Mike Hawes, chief executive of the SMMT, said: “A no-deal Brexit would have an immediate and devastating impact on the industry, undermining competitiveness and causing irreversible and severe damage. UK and EU negotiators have a responsibility to work together to agree a deal or risk destroying this vital pillar of our economies.”
The EU’s automotive industry produces 19.1m vehicles each year and employs 13.8m people across the wider sector, representing approximately one in 16 of the EU's workforce.
Alongside the CCFA and SMMT, signatories of the statement included The European Automobile Manufacturers Association, European Association of Automotive Suppliers and 19 national associations.
Meanwhile, the manufacturing industry body Make UK warned of the impact of a hard Brexit on economically disadvantaged areas in the UK.
In Wales, the EU is the main export market, making up almost two thirds of exports, while EU exports represent 60% of the total in the North East and Yorkshire and Humber. As areas with a very high exposure to trade with the EU, the risks of no deal are likely to be felt disproportionately by these areas in particular.

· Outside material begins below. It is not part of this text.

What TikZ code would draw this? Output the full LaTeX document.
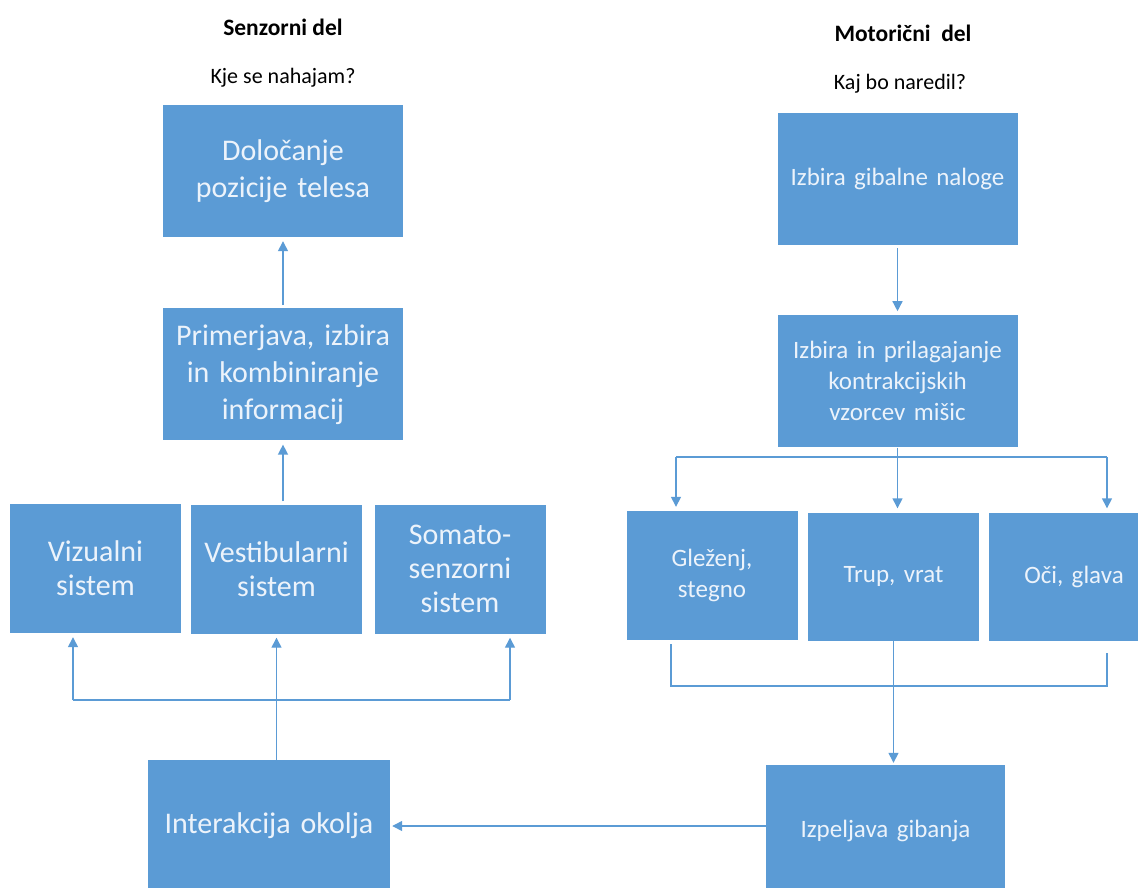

Stephen Phipson, CEO of Make UK, said: “Although Brexit stockpiling put manufacturing on steroids for a little while, the industry has since gone almost cold turkey and the overall picture over the last year now shows Brexit, global trade wars and the economic downturn in major markets are menacing UK manufacturers.
“In particular, there are some regions of the UK with a very high exposure to trade with the EU and who are likely to suffer a disproportionate double whammy to their economies and jobs from a damaging no-deal exit.”
A report by the charity Sustain has expressed concern about the impact of no-deal on food aid provided by charities, poverty and health groups and public sector food organisations such as schools and care homes.
Fresh food shortages, delays caused by border checks and freight traffic congestion, unpredictable availability of ingredients in manufactured foods, and increased costs for food could greatly increase food insecurity for millions of vulnerable people in the UK, it said.
Sustain urged the government to provide extra funding to charities, food banks and schools to ensure food availability.